— start Information shown —

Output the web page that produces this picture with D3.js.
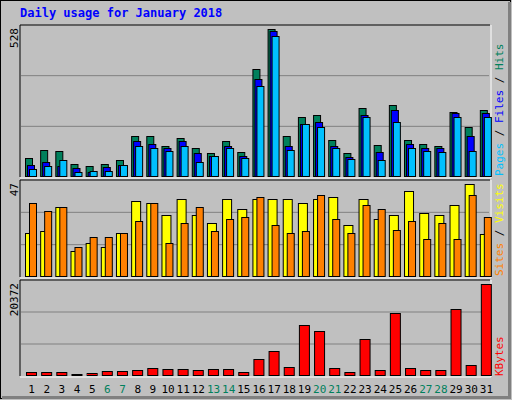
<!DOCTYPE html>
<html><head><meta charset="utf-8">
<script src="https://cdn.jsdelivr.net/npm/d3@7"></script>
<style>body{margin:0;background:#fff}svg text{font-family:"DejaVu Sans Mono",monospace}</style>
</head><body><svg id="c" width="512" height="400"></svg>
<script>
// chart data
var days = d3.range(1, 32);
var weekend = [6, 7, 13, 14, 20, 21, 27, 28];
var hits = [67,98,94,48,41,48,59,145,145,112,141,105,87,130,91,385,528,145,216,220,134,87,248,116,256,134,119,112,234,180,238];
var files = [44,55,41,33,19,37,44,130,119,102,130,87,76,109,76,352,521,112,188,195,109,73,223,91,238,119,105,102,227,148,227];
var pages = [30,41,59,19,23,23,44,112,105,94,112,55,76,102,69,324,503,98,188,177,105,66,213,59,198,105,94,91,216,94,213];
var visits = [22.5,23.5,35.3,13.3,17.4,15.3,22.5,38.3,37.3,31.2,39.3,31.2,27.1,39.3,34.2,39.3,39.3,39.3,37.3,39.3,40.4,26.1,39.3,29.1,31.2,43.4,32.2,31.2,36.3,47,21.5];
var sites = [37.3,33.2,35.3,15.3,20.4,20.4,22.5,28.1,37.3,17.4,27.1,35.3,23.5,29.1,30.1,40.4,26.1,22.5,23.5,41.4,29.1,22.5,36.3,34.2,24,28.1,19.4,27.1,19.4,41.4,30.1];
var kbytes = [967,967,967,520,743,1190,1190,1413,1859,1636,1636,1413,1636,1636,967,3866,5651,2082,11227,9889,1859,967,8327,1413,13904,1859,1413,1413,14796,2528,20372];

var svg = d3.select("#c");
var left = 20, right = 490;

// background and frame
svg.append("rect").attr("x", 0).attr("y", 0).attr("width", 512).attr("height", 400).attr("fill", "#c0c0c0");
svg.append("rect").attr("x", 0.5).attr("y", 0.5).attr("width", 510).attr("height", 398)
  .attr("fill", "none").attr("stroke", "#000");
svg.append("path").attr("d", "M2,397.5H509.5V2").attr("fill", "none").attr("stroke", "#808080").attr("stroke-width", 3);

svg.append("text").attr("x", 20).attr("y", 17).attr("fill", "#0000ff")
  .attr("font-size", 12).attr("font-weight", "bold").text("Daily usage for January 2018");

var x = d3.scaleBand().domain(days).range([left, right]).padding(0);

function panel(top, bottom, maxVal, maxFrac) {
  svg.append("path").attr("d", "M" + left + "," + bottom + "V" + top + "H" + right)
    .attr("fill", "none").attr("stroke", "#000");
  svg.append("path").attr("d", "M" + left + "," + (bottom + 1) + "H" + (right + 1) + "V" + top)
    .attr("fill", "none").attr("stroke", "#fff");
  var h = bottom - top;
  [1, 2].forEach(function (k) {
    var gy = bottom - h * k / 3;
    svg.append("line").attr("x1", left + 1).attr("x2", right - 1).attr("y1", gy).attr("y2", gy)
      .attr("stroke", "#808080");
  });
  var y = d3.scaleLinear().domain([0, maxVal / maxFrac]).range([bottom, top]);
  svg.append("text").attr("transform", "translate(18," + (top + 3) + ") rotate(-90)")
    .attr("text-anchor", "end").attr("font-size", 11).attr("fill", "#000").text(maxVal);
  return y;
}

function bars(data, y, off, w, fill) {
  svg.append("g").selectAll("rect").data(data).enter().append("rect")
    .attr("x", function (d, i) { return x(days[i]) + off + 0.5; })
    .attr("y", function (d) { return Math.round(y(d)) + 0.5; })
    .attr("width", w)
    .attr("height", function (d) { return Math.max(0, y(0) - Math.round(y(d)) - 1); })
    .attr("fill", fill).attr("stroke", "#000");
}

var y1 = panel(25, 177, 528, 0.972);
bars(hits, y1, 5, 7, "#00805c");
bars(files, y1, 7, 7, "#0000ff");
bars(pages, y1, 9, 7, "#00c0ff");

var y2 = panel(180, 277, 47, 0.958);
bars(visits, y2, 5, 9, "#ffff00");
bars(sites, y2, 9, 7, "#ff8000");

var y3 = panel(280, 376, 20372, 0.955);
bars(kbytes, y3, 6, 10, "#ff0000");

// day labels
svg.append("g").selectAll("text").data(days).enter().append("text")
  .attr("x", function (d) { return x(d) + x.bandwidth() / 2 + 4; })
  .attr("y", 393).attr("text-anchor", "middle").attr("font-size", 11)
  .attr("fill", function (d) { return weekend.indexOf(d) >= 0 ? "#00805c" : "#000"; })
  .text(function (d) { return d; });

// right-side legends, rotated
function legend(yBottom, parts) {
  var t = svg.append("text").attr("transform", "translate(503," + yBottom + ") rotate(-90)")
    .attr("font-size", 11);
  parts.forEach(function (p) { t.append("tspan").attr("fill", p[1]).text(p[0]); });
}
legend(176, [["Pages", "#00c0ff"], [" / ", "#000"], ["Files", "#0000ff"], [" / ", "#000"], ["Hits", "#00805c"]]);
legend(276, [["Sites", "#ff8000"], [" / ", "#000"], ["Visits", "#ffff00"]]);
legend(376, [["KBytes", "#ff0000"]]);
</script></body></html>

— end Information shown —

▶ Task objective
Restate the full listing verbatim and drop every picture.

▶ Reply
Output the web page that produces this picture with D3.js.
<!DOCTYPE html>
<html><head><meta charset="utf-8">
<script src="https://cdn.jsdelivr.net/npm/d3@7"></script>
<style>body{margin:0;background:#fff}svg text{font-family:"DejaVu Sans Mono",monospace}</style>
</head><body><svg id="c" width="512" height="400"></svg>
<script>
// chart data
var days = d3.range(1, 32);
var weekend = [6, 7, 13, 14, 20, 21, 27, 28];
var hits = [67,98,94,48,41,48,59,145,145,112,141,105,87,130,91,385,528,145,216,220,134,87,248,116,256,134,119,112,234,180,238];
var files = [44,55,41,33,19,37,44,130,119,102,130,87,76,109,76,352,521,112,188,195,109,73,223,91,238,119,105,102,227,148,227];
var pages = [30,41,59,19,23,23,44,112,105,94,112,55,76,102,69,324,503,98,188,177,105,66,213,59,198,105,94,91,216,94,213];
var visits = [22.5,23.5,35.3,13.3,17.4,15.3,22.5,38.3,37.3,31.2,39.3,31.2,27.1,39.3,34.2,39.3,39.3,39.3,37.3,39.3,40.4,26.1,39.3,29.1,31.2,43.4,32.2,31.2,36.3,47,21.5];
var sites = [37.3,33.2,35.3,15.3,20.4,20.4,22.5,28.1,37.3,17.4,27.1,35.3,23.5,29.1,30.1,40.4,26.1,22.5,23.5,41.4,29.1,22.5,36.3,34.2,24,28.1,19.4,27.1,19.4,41.4,30.1];
var kbytes = [967,967,967,520,743,1190,1190,1413,1859,1636,1636,1413,1636,1636,967,3866,5651,2082,11227,9889,1859,967,8327,1413,13904,1859,1413,1413,14796,2528,20372];

var svg = d3.select("#c");
var left = 20, right = 490;

// background and frame
svg.append("rect").attr("x", 0).attr("y", 0).attr("width", 512).attr("height", 400).attr("fill", "#c0c0c0");
svg.append("rect").attr("x", 0.5).attr("y", 0.5).attr("width", 510).attr("height", 398)
  .attr("fill", "none").attr("stroke", "#000");
svg.append("path").attr("d", "M2,397.5H509.5V2").attr("fill", "none").attr("stroke", "#808080").attr("stroke-width", 3);

svg.append("text").attr("x", 20).attr("y", 17).attr("fill", "#0000ff")
  .attr("font-size", 12).attr("font-weight", "bold").text("Daily usage for January 2018");

var x = d3.scaleBand().domain(days).range([left, right]).padding(0);

function panel(top, bottom, maxVal, maxFrac) {
  svg.append("path").attr("d", "M" + left + "," + bottom + "V" + top + "H" + right)
    .attr("fill", "none").attr("stroke", "#000");
  svg.append("path").attr("d", "M" + left + "," + (bottom + 1) + "H" + (right + 1) + "V" + top)
    .attr("fill", "none").attr("stroke", "#fff");
  var h = bottom - top;
  [1, 2].forEach(function (k) {
    var gy = bottom - h * k / 3;
    svg.append("line").attr("x1", left + 1).attr("x2", right - 1).attr("y1", gy).attr("y2", gy)
      .attr("stroke", "#808080");
  });
  var y = d3.scaleLinear().domain([0, maxVal / maxFrac]).range([bottom, top]);
  svg.append("text").attr("transform", "translate(18," + (top + 3) + ") rotate(-90)")
    .attr("text-anchor", "end").attr("font-size", 11).attr("fill", "#000").text(maxVal);
  return y;
}

function bars(data, y, off, w, fill) {
  svg.append("g").selectAll("rect").data(data).enter().append("rect")
    .attr("x", function (d, i) { return x(days[i]) + off + 0.5; })
    .attr("y", function (d) { return Math.round(y(d)) + 0.5; })
    .attr("width", w)
    .attr("height", function (d) { return Math.max(0, y(0) - Math.round(y(d)) - 1); })
    .attr("fill", fill).attr("stroke", "#000");
}

var y1 = panel(25, 177, 528, 0.972);
bars(hits, y1, 5, 7, "#00805c");
bars(files, y1, 7, 7, "#0000ff");
bars(pages, y1, 9, 7, "#00c0ff");

var y2 = panel(180, 277, 47, 0.958);
bars(visits, y2, 5, 9, "#ffff00");
bars(sites, y2, 9, 7, "#ff8000");

var y3 = panel(280, 376, 20372, 0.955);
bars(kbytes, y3, 6, 10, "#ff0000");

// day labels
svg.append("g").selectAll("text").data(days).enter().append("text")
  .attr("x", function (d) { return x(d) + x.bandwidth() / 2 + 4; })
  .attr("y", 393).attr("text-anchor", "middle").attr("font-size", 11)
  .attr("fill", function (d) { return weekend.indexOf(d) >= 0 ? "#00805c" : "#000"; })
  .text(function (d) { return d; });

// right-side legends, rotated
function legend(yBottom, parts) {
  var t = svg.append("text").attr("transform", "translate(503," + yBottom + ") rotate(-90)")
    .attr("font-size", 11);
  parts.forEach(function (p) { t.append("tspan").attr("fill", p[1]).text(p[0]); });
}
legend(176, [["Pages", "#00c0ff"], [" / ", "#000"], ["Files", "#0000ff"], [" / ", "#000"], ["Hits", "#00805c"]]);
legend(276, [["Sites", "#ff8000"], [" / ", "#000"], ["Visits", "#ffff00"]]);
legend(376, [["KBytes", "#ff0000"]]);
</script></body></html>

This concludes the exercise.